When the heterogeneity variance tau-squared is less than 0.1, one of the tests proposed by Harbord 2006, Peters 2006 or Rücker 2008 can be used. (Test performance generally deteriorates as tau-squared increases).
As far as possible, review authors should specify their testing strategy in advance (noting that test choice may be dependent on the degree of heterogeneity observed). They should apply only one test, appropriate to the context of the particular meta-analysis, from the above-recommended list and report only the result from their chosen test. Application of two or more tests is undesirable since the most extreme (largest or smallest) P value from a set of tests does not have a well-characterized interpretation.
For dichotomous outcomes with intervention effects measured as risk ratios or risk differences, and continuous outcomes with intervention effects measured as standardized mean differences:
Potential problems in funnel plots have been less extensively studied for these effect measures than for odds ratios, and firm guidance is not yet available.
Meta-analyses of risk differences are generally considered less appropriate than meta-analyses using a ratio measure of effect (see Chapter 9, Section 9.4.4.4). For similar reasons, funnel plots using risk differences should seldom be of interest.

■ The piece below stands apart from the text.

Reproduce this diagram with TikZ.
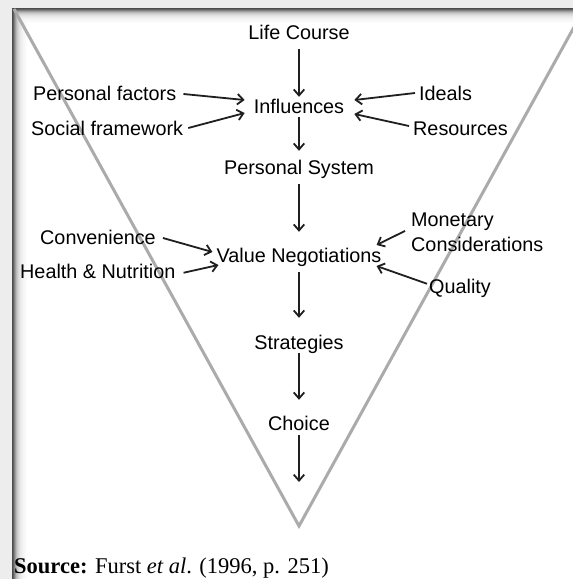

If the risk ratio (or odds ratio) is constant across studies, then a funnel plot using risk differences will be asymmetrical if smaller studies have higher (or lower) baseline risk.
Based on a survey of meta-analyses published in the Cochrane Database of Systematic Reviews, these criteria imply that tests for funnel plot asymmetry should be used in only a minority of meta-analyses (Ioannidis 2007b).
The following comments apply to all intervention measures. The test proposed by Begg and Mazumdar (Begg 1994) has the same statistical problems but lower power than the test of Egger et al., and is therefore not recommended. The test proposed by Tang and Liu (Tang 2000) has not been evaluated in simulation studies, while the test proposed by Macaskill et al. (Macaskill 2001) has lower power than more recently proposed alternatives. The test proposed by Schwarzer et al. (Schwarzer 2007) avoids the mathematical association between the log odds ratio and its standard error, but has low power relative to the tests discussed above.
In the context of meta-analyses of intervention studies considered in this chapter, the test proposed by Deeks et al. (Deeks 2005) is likely to have lower power than more recently proposed alternatives. This test was not designed as a test for publication bias in systematic reviews of randomized trials: rather it is aimed at meta-analyses of diagnostic test accuracy studies, where very large odds ratios and very imbalanced studies cause problems for other tests.